Reviewed by Lesley Reed
Adelaide Repertory Theatre’s production of Tracy Letts’ epic play, August: Osage County is wonderful. Directed by David Sinclair, the sublimely talented cast perform as an excellent ensemble in this darkly comic but tragically real drama.
The play is the story of a dysfunctional mid-western American family that, when forced to gather together following the disappearance of alcoholic patriarch Beverley Weston, completes the familial disintegration by exposing long-held secrets, lies and deceptions. Chief among the protagonists are the women of the family, including Beverley’s drug-addicted and caustic-tongued wife Violet and her three strong-willed daughters, Barbara, Ivy and Karen.
Nikki Fort embodies Violet, the cigarette-smoking, pill-popping matriarch. Fort takes care not to overplay Violet and in doing so, gives a memorable performance.
Threatening to steal every scene she’s in, Sue Wylie is hysterically funny as Mattie-Fae, Violet’s loud and insensitive sister.
Helen Geoffreys is superb as Violet’s eldest daughter Barbara.
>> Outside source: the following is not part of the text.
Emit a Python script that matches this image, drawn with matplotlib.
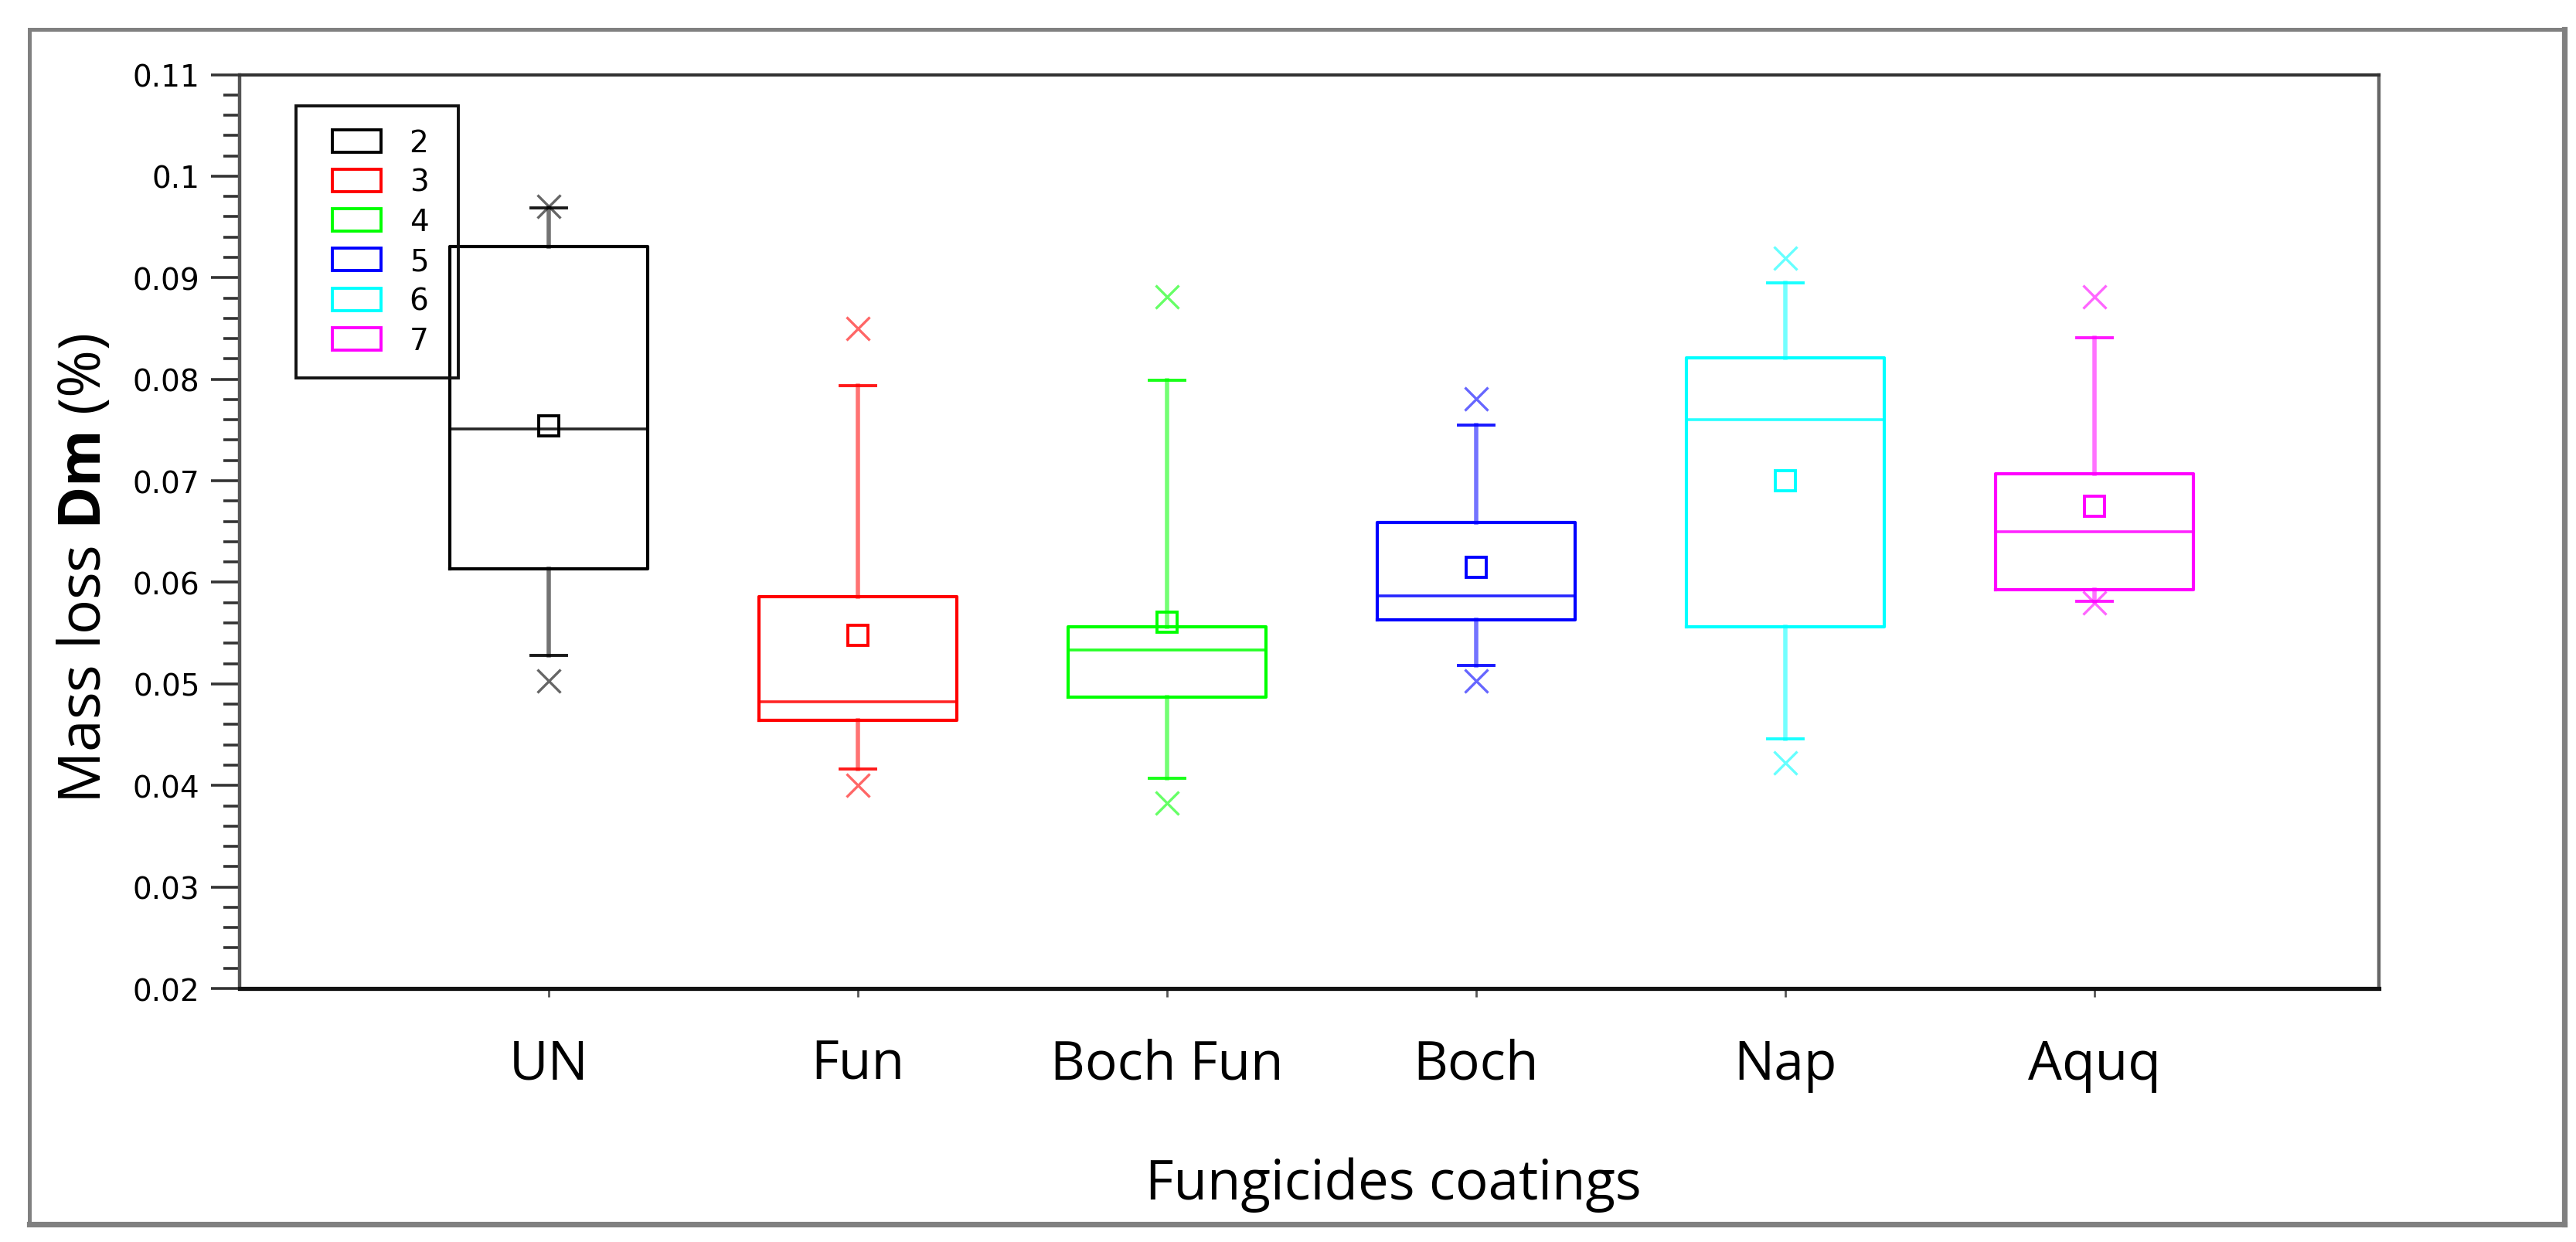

Her fine performance grows the character, layer by layer, until when taking charge of the dysfunctional household, we see Barbara’s likeness to her mother shine starkly through.
The middle one amongst Violet’s daughters, Ivy is desperate for a life of her own, just as her sisters have had. Bronwen James is poignantly real and beautifully controlled in the role.
Lisa Lacy is very good as the shallow, self-absorbed youngest daughter Karen and Amanda Adamuszek is a typical rebellious teenager as Violet’s granddaughter Jean.
Performed by Tom Carney, Adam Tuominen, Rodney Hutton, Alan Fitzpatrick and Nicholas Bishop, the male characters of August: Osage County are very well-acted, all of them providing terrific contrasts and foils to the strong-willed women.
Melissa Esposito, as Violet’s young native-American housekeeper, plays her as a very normal person quietly observing a household of damaged souls; a very good performance.
August: Osage County is a very long play. On opening night the first act took a while to gain momentum, but the second and third acts were wonderful. The dinner scene was one of the best-directed pieces of theatre I’ve seen on the amateur stage.
Forget the critically panned movie version of August: Osage County; the original play is Pulitzer-Prize-winning. Who knows, the Adelaide Repertory Theatre’s production may well have set a high bar for Adelaide’s awards too.